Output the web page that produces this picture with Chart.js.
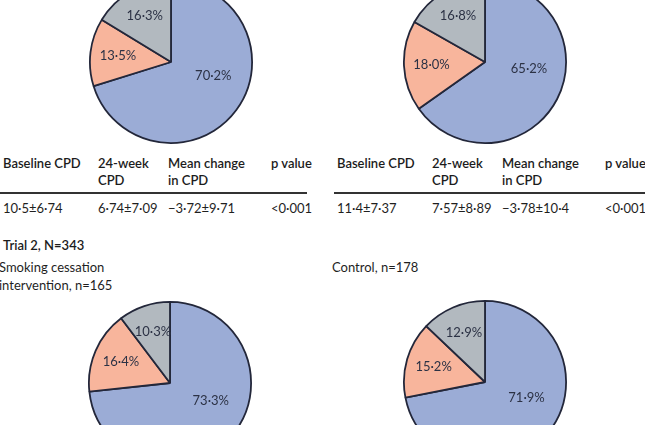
<!DOCTYPE html>
<html>
<head>
<meta charset="utf-8">
<script src="https://cdn.jsdelivr.net/npm/chart.js@4/dist/chart.umd.min.js"></script>
<style>
  html, body { margin:0; padding:0; background:#fff; }
  body { width:645px; height:425px; position:relative; overflow:hidden; font-family: Lato, "Open Sans", sans-serif; color:#1f1f1f; }
  .pie { position:absolute; width:166px; height:166px; }
  .txt { position:absolute; white-space:nowrap; font-size:13px; line-height:16px; }
  .hdr { font-weight:600; color:#1c1c1c; }
  .rule { position:absolute; height:1.5px; background:#333; }
</style>
</head>
<body>
<div class="pie" style="left:88px; top:-21px;"><canvas id="c1"></canvas></div>
<div class="pie" style="left:402px; top:-21px;"><canvas id="c2"></canvas></div>
<div class="pie" style="left:87px; top:300px;"><canvas id="c3"></canvas></div>
<div class="pie" style="left:402px; top:299px;"><canvas id="c4"></canvas></div>
<div id="tables"></div>
<script>
// ---- Data ----
const sliceCategories = ['Category A', 'Category B', 'Category C'];
const trial1InterventionPct = [70.2, 13.5, 16.3];
const trial1ControlPct = [65.2, 18.0, 16.8];
const trial2InterventionPct = [73.3, 16.4, 10.3];
const trial2ControlPct = [71.9, 15.2, 12.9];

const tableHeaders = [['Baseline CPD'], ['24-week', 'CPD'], ['Mean change', 'in CPD'], ['p value']];
const trial1InterventionRow = ['10.5±6.74', '6.74±7.09', '−3.72±9.71', '<0.001'];
const trial1ControlRow = ['11.4±7.37', '7.57±8.89', '−3.78±10.4', '<0.001'];

const trial2Title = 'Trial 2, N=343';
const trial2InterventionTitle = ['Smoking cessation', 'intervention, n=165'];
const trial2ControlTitle = ['Control, n=178'];

// ---- Styles ----
const sliceColors = ['#9bacd6', '#f8b59c', '#b2b9bf'];
const dot = s => String(s).replace(/\./g, '·');

const labelPlugin = {
  id: 'sliceLabels',
  afterDatasetsDraw(chart) {
    const ctx = chart.ctx;
    const meta = chart.getDatasetMeta(0);
    const data = chart.data.datasets[0].data;
    const maxIdx = data.indexOf(Math.max(...data));
    ctx.save();
    ctx.font = '13px Lato, "Open Sans", sans-serif';
    ctx.fillStyle = '#2c3245';
    ctx.textAlign = 'center';
    ctx.textBaseline = 'middle';
    meta.data.forEach((arc, i) => {
      const p = arc.getProps(['x', 'y', 'startAngle', 'endAngle', 'outerRadius'], true);
      let mid = (p.startAngle + p.endAngle) / 2;
      let dist = 0.66 * p.outerRadius;
      if (i === maxIdx) {
        mid -= 18 * Math.PI / 180;
        dist = 0.55 * p.outerRadius;
      } else if (i === data.length - 1) {
        const lim = 1.5 * Math.PI - 18 * Math.PI / 180;
        if (mid > lim) { mid = lim; dist = 0.76 * p.outerRadius; }
      }
      ctx.fillText(dot(data[i].toFixed(1)) + '%', p.x + Math.cos(mid) * dist, p.y + Math.sin(mid) * dist);
    });
    ctx.restore();
  }
};

function makePie(id, values) {
  new Chart(document.getElementById(id), {
    type: 'pie',
    data: {
      labels: sliceCategories,
      datasets: [{
        data: values,
        backgroundColor: sliceColors,
        borderColor: '#23273a',
        borderWidth: 1.8
      }]
    },
    options: {
      responsive: true,
      maintainAspectRatio: false,
      animation: false,
      layout: { padding: 1 },
      plugins: { legend: { display: false }, tooltip: { enabled: false } }
    },
    plugins: [labelPlugin]
  });
}

makePie('c1', trial1InterventionPct);
makePie('c2', trial1ControlPct);
makePie('c3', trial2InterventionPct);
makePie('c4', trial2ControlPct);

// ---- Text / tables ----
const host = document.getElementById('tables');
function addText(str, x, y, cls) {
  const d = document.createElement('div');
  d.className = 'txt ' + (cls || '');
  d.style.left = x + 'px';
  d.style.top = y + 'px';
  d.textContent = str;
  host.appendChild(d);
}
function addRule(x, y, w) {
  const d = document.createElement('div');
  d.className = 'rule';
  d.style.left = x + 'px'; d.style.top = y + 'px'; d.style.width = w + 'px';
  host.appendChild(d);
}
function addTable(x0, colX, row, ruleW) {
  tableHeaders.forEach((lines, c) => {
    lines.forEach((ln, k) => addText(ln, x0 + colX[c], 155 + k * 17, 'hdr'));
  });
  addRule(x0 - 3, 192, ruleW);
  row.forEach((v, c) => addText(dot(v), x0 + colX[c], 200, ''));
}
addTable(3, [0, 95, 165, 268], trial1InterventionRow, 307);
addTable(337, [0, 95, 165, 268], trial1ControlRow, 311);

addText(trial2Title, 3, 237, 'hdr');
trial2InterventionTitle.forEach((ln, k) => addText(ln, -1, 259 + k * 18, ''));
trial2ControlTitle.forEach((ln, k) => addText(ln, 332, 259 + k * 18, ''));
</script>
</body>
</html>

- _REQUIREMENT_
Give again, exactly, the lines from the start of the data through the one holding "const trial2ControlPct = [71.9, 15.2, 12.9];"; omit the pictures.

- _OUTPUT FOR THIS EXERCISE_
Output the web page that produces this picture with Chart.js.
<!DOCTYPE html>
<html>
<head>
<meta charset="utf-8">
<script src="https://cdn.jsdelivr.net/npm/chart.js@4/dist/chart.umd.min.js"></script>
<style>
  html, body { margin:0; padding:0; background:#fff; }
  body { width:645px; height:425px; position:relative; overflow:hidden; font-family: Lato, "Open Sans", sans-serif; color:#1f1f1f; }
  .pie { position:absolute; width:166px; height:166px; }
  .txt { position:absolute; white-space:nowrap; font-size:13px; line-height:16px; }
  .hdr { font-weight:600; color:#1c1c1c; }
  .rule { position:absolute; height:1.5px; background:#333; }
</style>
</head>
<body>
<div class="pie" style="left:88px; top:-21px;"><canvas id="c1"></canvas></div>
<div class="pie" style="left:402px; top:-21px;"><canvas id="c2"></canvas></div>
<div class="pie" style="left:87px; top:300px;"><canvas id="c3"></canvas></div>
<div class="pie" style="left:402px; top:299px;"><canvas id="c4"></canvas></div>
<div id="tables"></div>
<script>
// ---- Data ----
const sliceCategories = ['Category A', 'Category B', 'Category C'];
const trial1InterventionPct = [70.2, 13.5, 16.3];
const trial1ControlPct = [65.2, 18.0, 16.8];
const trial2InterventionPct = [73.3, 16.4, 10.3];
const trial2ControlPct = [71.9, 15.2, 12.9];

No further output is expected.